#boost #05 | Henri Michaux | qui regarde ?

Codicille : partager la mort de son vivant une expérience à tenter, Bouvier de Cachard un ami peintre a dessiné sa femme les huit derniers jours de sa vie, poignant…

7 jours avant… un portrait, un dernier éclat ou un dernier effacement, le peintre l’a-t-il figée trop tard ?

De ce portrait je ne vois qu’une obsession à tracer la vie. Une chevelure de jeune fille séchée, relevée en désordre sur son crâne des yeux immense comme la carte d’un pays disparu, le squelette de ses mains aux doigts sans fin retenant par le pouce un chardon vidé de sa sève ; une morte vivante avant le basculement, seuil incertain quand l’ombre commence à grignoter la chair. Trop longtemps nous nous regardons… N’est-ce qu’une sensation quelque chose de discret qui court sur ma nuque, s’infiltre, l’œil vacille. Sa peau trop mate et sourde ne la touche plus vraiment, matière d’une profondeur qui n’a plus de fond. Ses yeux oui, surtout les yeux, deux lacs de silence trop ouverts. 

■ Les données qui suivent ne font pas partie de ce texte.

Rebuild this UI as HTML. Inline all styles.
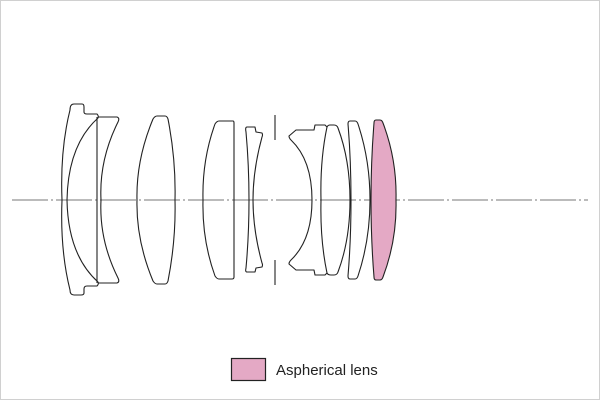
<!DOCTYPE html>
<html><head><style>
html,body{margin:0;padding:0;background:#fff}
svg{display:block}
</style></head><body>
<svg width="600" height="400" viewBox="0 0 600 400" xmlns="http://www.w3.org/2000/svg">
<rect x="0.5" y="0.5" width="599" height="399" fill="#fff" stroke="#d0d0d0"/>
<line x1="12" y1="200" x2="588" y2="200" stroke="#777" stroke-width="1" stroke-dasharray="36,3,2,3"/>
<g fill="none" stroke="#222" stroke-width="1.1" stroke-linejoin="round">
<!-- lens 1 -->
<path d="M74,104 L82,104 Q84,104 84,107 L84,112 Q84,114 87,114 L97,114 Q99,116 98,118 Q68,145 67,200 Q68,255 98,282 Q99,284 97,286 L87,286 Q84,286 84,289 L84,293 Q84,295 81,295 L74,295 Q70,295 70,290 Q60,250 62,200 Q60,150 70,110 Q70,104 74,104 Z"/>
<line x1="97" y1="117" x2="97" y2="283"/>
<!-- lens 3 -->
<path d="M98,117 L117,117 Q120,118 118,122 Q99,160 101,200 Q99,240 118,278 Q120,282 117,283 L98,283"/>
<!-- lens 4 -->
<path d="M157,116 L165,116 Q167,116 168,119 Q176,160 175,200 Q176,240 168,281 Q167,284 165,284 L157,284 Q155,284 153,281 Q136,240 137,200 Q136,160 153,119 Q155,116 157,116 Z"/>
<!-- lens 5 -->
<path d="M219,121 L233,121 Q234,121 234,123 L234,277 Q234,279 232,279 L219,279 Q217,279 215,276 Q202,240 203,200 Q202,160 215,124 Q217,121 219,121 Z"/>
<!-- lens 6 -->
<path d="M247,127 L255,127 L256,132 L262,133 Q263,135 262,137 Q253,170 253,200 Q253,230 262,263 Q263,265 262,267 L256,268 L255,272 L247,272 Q245,272 246,268 Q249,235 249,200 Q249,165 246,132 Q245,127 247,127 Z"/>
<!-- stop -->
<line x1="275" y1="115" x2="275" y2="140"/>
<line x1="275" y1="260" x2="275" y2="285"/>
<!-- lens 7 -->
<path d="M327,127 L325,125 L315,125 L314,130 L296,130 L289,136 Q289,138 291,140 Q312,160 312,200 Q312,240 291,260 Q289,262 289,264 L296,270 L314,270 L315,275 L325,275 L327,273"/>
<!-- lens 8 -->
<path d="M327,127 Q320,160 321,200 Q320,240 327,273 Q328,275 331,275 L334,275 Q337,275 338,272 Q350,240 350,200 Q350,160 338,128 Q337,125 334,125 L330,125 Q328,125 327,127 Z"/>
<!-- lens 9 -->
<path d="M350,121 L355,121 Q357,121 358,124 Q370,160 370,200 Q370,240 358,276 Q357,279 355,279 L350,279 Q348,279 348,276 Q351,240 351,200 Q351,160 348,124 Q348,121 350,121 Z"/>
</g>
<!-- lens 10 aspherical -->
<path d="M376,120 L380,120 Q382,120 383,123 Q397,160 396,200 Q397,240 383,277 Q382,280 380,280 L376,280 Q374,280 374,277 Q371,240 371,200 Q371,160 374,123 Q374,120 376,120 Z" fill="#e4a9c5" stroke="#222" stroke-width="1.1"/>
<!-- legend -->
<rect x="231.5" y="358.5" width="34" height="22" fill="#e4a9c5" stroke="#222" stroke-width="1.2"/>
<text x="276" y="375" font-family="Liberation Sans, sans-serif" font-size="15" fill="#222">Aspherical lens</text>
</svg>
</body></html>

J’aimerais passer ma main, effleurer la toile, vérifier si la peinture est sèche. Difficile de détourner mon regard. Le portrait me suit et m’absorbe, je tombe en elle. Qui regarde ? Son regard s’imprime sous mes paupières. 

On ne tue pas un regard qui ne s’éteint pas. 

Sanguine

À la sanguine, il a tracé l’empreinte de son propre effacement. L’éclat vif du trait épouse la courbe de sa clavicule, l’ombre de sa mâchoire tendue, l’arc fragile de ses côtes visibles sous la peau. La ligne hésite, un souffle retenu. D’une main fébrile, il a fixé la tension de ses tendons, la torsion de ses poignets, les veines affleurant à la surface.

L’oreille tendue capte ce que je n’entends pas, une parole glissée entre le papier et l’absence. Il s’efface dans le mouvement même du dessin, dans la fuite de la sanguine qui épouse le grain, sature les creux, illumine d’un rouge éteint ce qui déjà disparaît. Il a voulu capturer l’instant de sa propre disparition, et pourtant son trait insiste vif, palpitant, comme un dernier battement retenu sur la page.

Et cette marque qui titube, le rouge s’efface à mesure qu’il s’inscrit. L’image palpite sous mon regard, comme si elle respirait encore, à la lisière de mon propre souffle. Il a tracé son effacement, et pourtant, je le retrouve, intact. L’ombre des tendons, la lumière sur l’os, le frisson du papier sous la sanguine me captivent. Je m’y perds, à la recherche de moi-même Plus qu’une disparition une persistance : celle du geste, du souvenir, de l’émotion qui m’ancre et me hante à la fois.

4 commentaires à propos de “#boost #05 | Henri Michaux | qui regarde ?”

  1. Thème fort, beau texte, merci Raymonde… en expérience parallèle, le peintre suisse Ferdinand Hodler a peint Valentine, sa maîtresse mourante, il a même tenté de modeler son visage, et cette œuvre aussi a subi la déliquescence du temps… L’auteur Daniel de Roulet en a fait le beau roman « Quand vos nuits se morcellent ».